Zaprzęg w zorzy polarnej

> Grenlandzkie schronisko górskie na lodowcu Lyngmark nie ma nic wspólnego ze znanymi nam z europejskich szlaków. Nie ma tu ogólnie dostępnej sali, do której może wstąpić każdy zmęczony wędrowiec. Jest salka sypialna dla tych, którzy wcześniej wykupili noclegi (320 zł za noc), oraz salka, w której kawy lub herbaty mogą się napić oczekujący na jazdę zaprzęgiem.

> Kto ma dużo pieniędzy i mało czasu, wybiera lot śmigłowcem. Przelot i półtoragodzinna jazda zaprzęgiem dla dziewięciu osób kosztują około 15 tys. zł. Oferuje je biuro turystyczne założone 29 lat temu przez Niemkę Elke Meissner. To jeden z najdroższych operatorów turystycznych na wyspie. Ma nie tylko własny statek, mikrobusy i śmigłowce, ale i sklepy z pamiątkami (nóż z rękojeścią z kła morsa zaok. 500 zł, a kurtka z foki - od 15 do 20 tys. zł).

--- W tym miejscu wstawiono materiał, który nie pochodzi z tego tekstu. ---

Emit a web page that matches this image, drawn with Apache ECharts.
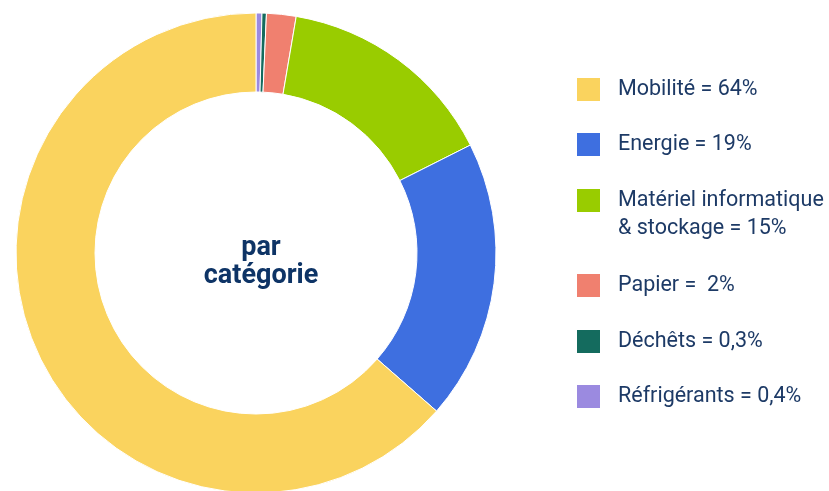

> Jedyna w swoim rodzaju jest też wyprawa na Grenlandię zimą. W Kangaerlusuaq na końcu liczącego 170 km fiordu znajduje się lotnisko (dawna baza amerykańska) przyjmujące duże maszyny z kontynentu. W styczniu i lutym temperatura spada tu do minus 15 - 20 st. C.

> Trudne warunki rekompensują oszałamiające widoki zorzy polarnej i stada wołów piżmowych pasących się przy lodowcu. Pięciodniowy zimowy pobyt kosztuje 1100 euro. W cenie samolot z i do Kopenhagi, zaprzęgi, przewodnik angielskojęzyczny, noclegi i wyżywienie.

> Każdy turysta jest uprzedzany, że zanim zawita na Grenlandię, musi wykupić dobre ubezpieczenie.